An obvious cliche is defined by one the most natural and primitive motive by human nature: lying. Why is it such a cliche? Well, I’m not going to blow smoke up your ass, or tell a cock ‘n bull story story, or pee on your leg and tell you it’s raining, because, I’m quite sure you’ve heard it all before so I don’t need to reinvent the wheel. The art of lying is much older than the oldest profession in the world, and yes, both are considered viral and can be harmful. After all, who wants to get caught with their pants down in either situation?
Of course lying leads down the road of questioning morality. Large lies are destructive. Marriages and friendships fall apart. Wars rage on. Politicians stay in business. You know the deal. Small lies are forgivable. We don’t want to hurt people’s feelings with the small stuff. Or we just don’t really feel like going to work or taking our kids to the park because we’re just too tired and need a break. So the margin between how we justify telling lies can easily be deluded or misunderstood, thereby creating this moral conundrum.
I am one of the biggest liars I know. Every time I sit in front of a computer I tell lies consistently, obsessively. Why? Because I write fiction. The stories I tell are half true, half false. And the best part about it, you believe what I tell. When you begin to process that concept, it’s really an incredible experience we both share, and it’s as natural as breathing. Logically we should reject this acceptance. My father, the engineer, rejects it. He doesn’t read fiction because he would rather fill his mind with information that’s legitimate and direct. But for the rest of us, we not only marvel in it, we dip our entire souls into it because it feels good. It releases a part of our imagination that we can’t operate in the physical world.
So, yes, I write fiction. And I write fiction with a historical twist. Although I dig deeply into research, I chose to reproduce history in a fictitious form. It’s like having immunity. I can break off story lines from real events, and then turn around to commit forgery without blame. If you think about it, it sounds bad; however there is a legitimate purpose. Fiction, like all other art, serves a higher calling. It allows an opportunity to blend real-life people into one character as a representative, a symbol of who that character represents, whether a crusader for equality or an irredeemable brute, to bring forth criticism and awareness. Fiction doesn’t fall far from the truth. It has to come from somewhere authentic, otherwise readers will have no commonality to grasp upon.

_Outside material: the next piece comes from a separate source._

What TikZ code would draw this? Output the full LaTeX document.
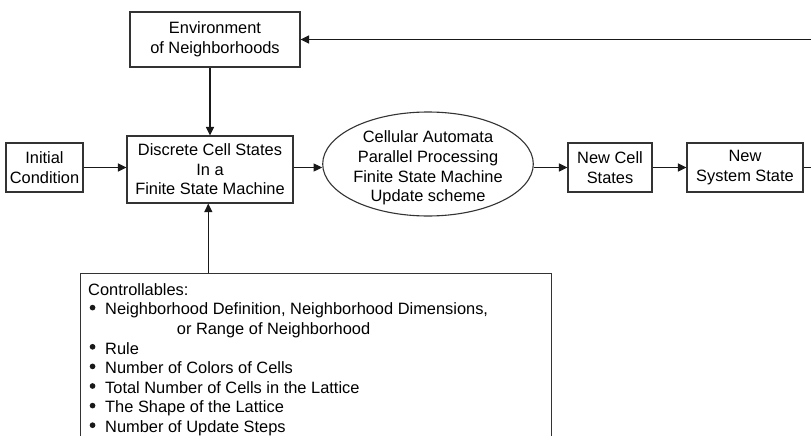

I believe writing about history in a fictional context can be intellectually, spiritually, and humanely liberating. Fact or fiction, the art of lying unveils misconceptions about ourselves, our humanity, and our future. We lie, we reinforce. We gossip, we self-destruct. We seek, we fail. We grow, we die. But always we hope. To escape. To learn. To rediscover. To reinvent. It matters, all, it matters because we are here. I encourage this philosophy: Submitting to a moment in time allows us to remember, or to muse even, over our society’s past. Although writing can educate as well as entertain, yet what makes art incredibly amazing, to that of paintings, photographs, and music, it transposes emotion into another form of humanity, and therefore, it is our humanity which keeps all of us striving for an improved future.
So, if you think I’m trying to pull wool over your eyes, or even trying to pull your leg, then you’re right. I am. That’s my job. And I hope you ponder over what I tell you. Let us explore our vices outside of our everyday life. Let us think about how reading fiction, that, although is regarded as false and abstract, can reveal truths about ourselves. About our humanity. And allow a freedom to examine these controversies with creativity and heart. This type of lying can actually be a good thing.